A popular variant of the “Nutty Buddy” ice cream cone treat is known as the “Drumstick,” which was invented in 1928 – quite by accident.
The story – as told by Tessa Newell, a writer for the Foodbeast food and drink blog – goes like this:
I.C. Parker, promotions manager at the Pangburn Ice Cream & Candy Co. in Fort Worth, Texas, was enjoying a vanilla ice cream cone one day. “When Parker had to step out to tend to some urgent business, he handed off his cone to one of the women making chocolates.”
“But when your hands are covered in chocolate, you tend to drop things. Like ice cream cones,” Newell said.
“After the cone fell into a vat of chocolate, it was plopped onto a counter of chopped peanuts – what are the odds, right? When Parker returned, he was inspired by the delicious mistake, and the Drumstick was born.”
Parker’s wife, Jewel, said the chocolatey, nut-covered mess looked like a fried chicken drumstick, Newell wrote.
The three Parker brothers
– Bruce, I.C. and J.T. “Stubby” –formed a new family-owned company in the 1930s
to make ice cream Drumsticks – “chocolate sundaes in a cone.”
In 1947, Stubby Parker moved the company, now known as Big Drum Inc., to Columbus, Ohio, His son, Thomas L. Parker, became co-owner. Thomas assumed the presidency when Stubby died in 1968.
The Drumstick brand was acquired in 1980 by Alco Standard Corp. of Valley Forge, Pa., a huge conglomerate of 80 companies in the food service, office products and paper distribution industries.
I.C. Parker’s original recipe was improved to make Drumsticks creamier, crunchier and richer. Crispness of the cones was enriched by coating the inside of the cones with chocolate, creating a moisture barrier.

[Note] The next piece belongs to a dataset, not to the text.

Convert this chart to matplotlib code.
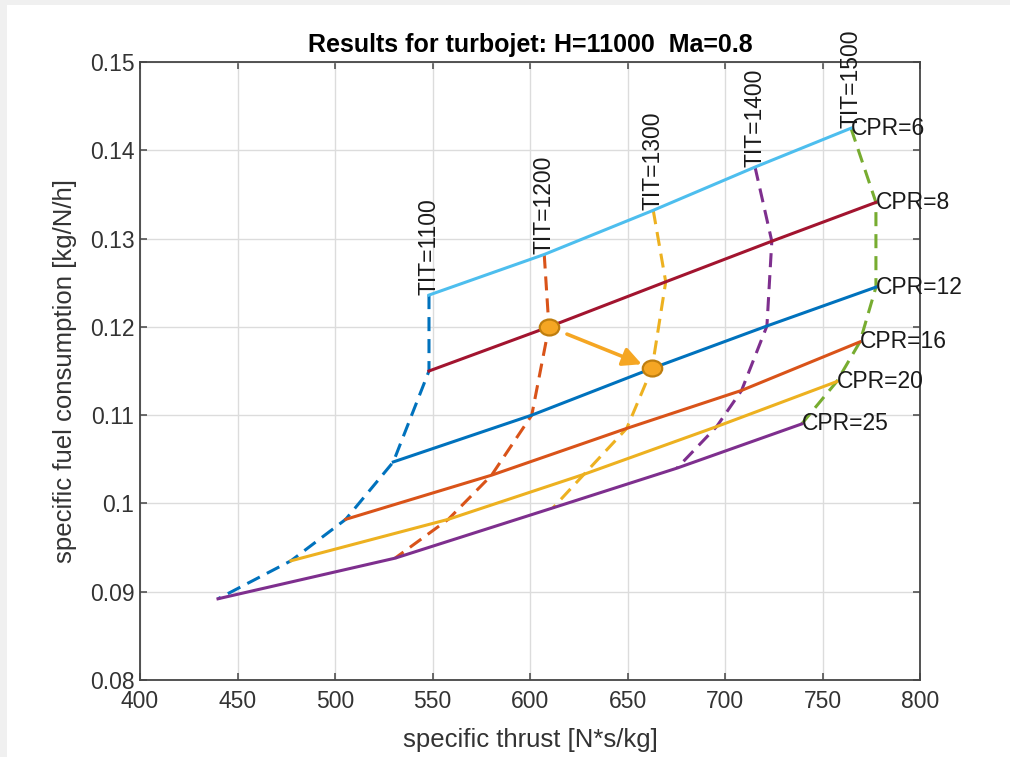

The tip of every Drumstick is filled with an inch of solid chocolate.
Its “super nugget cone” has two inches of solid chocolate at the bottom.
Nestlé purchased the Drumstick label in 1991 and threw its marketing muscle behind Drumstick to try to distinguish it from its chief competitor, “Nutty Buddy.”
Froneri, headquartered in
North Yorkshire, England, “scooped up” Nestlé USA’s ice cream division in 2019.
The company also owns Dreyer’s and Häagen-Dazs, making it the second-largest ice
cream producer in the world, after Unilever.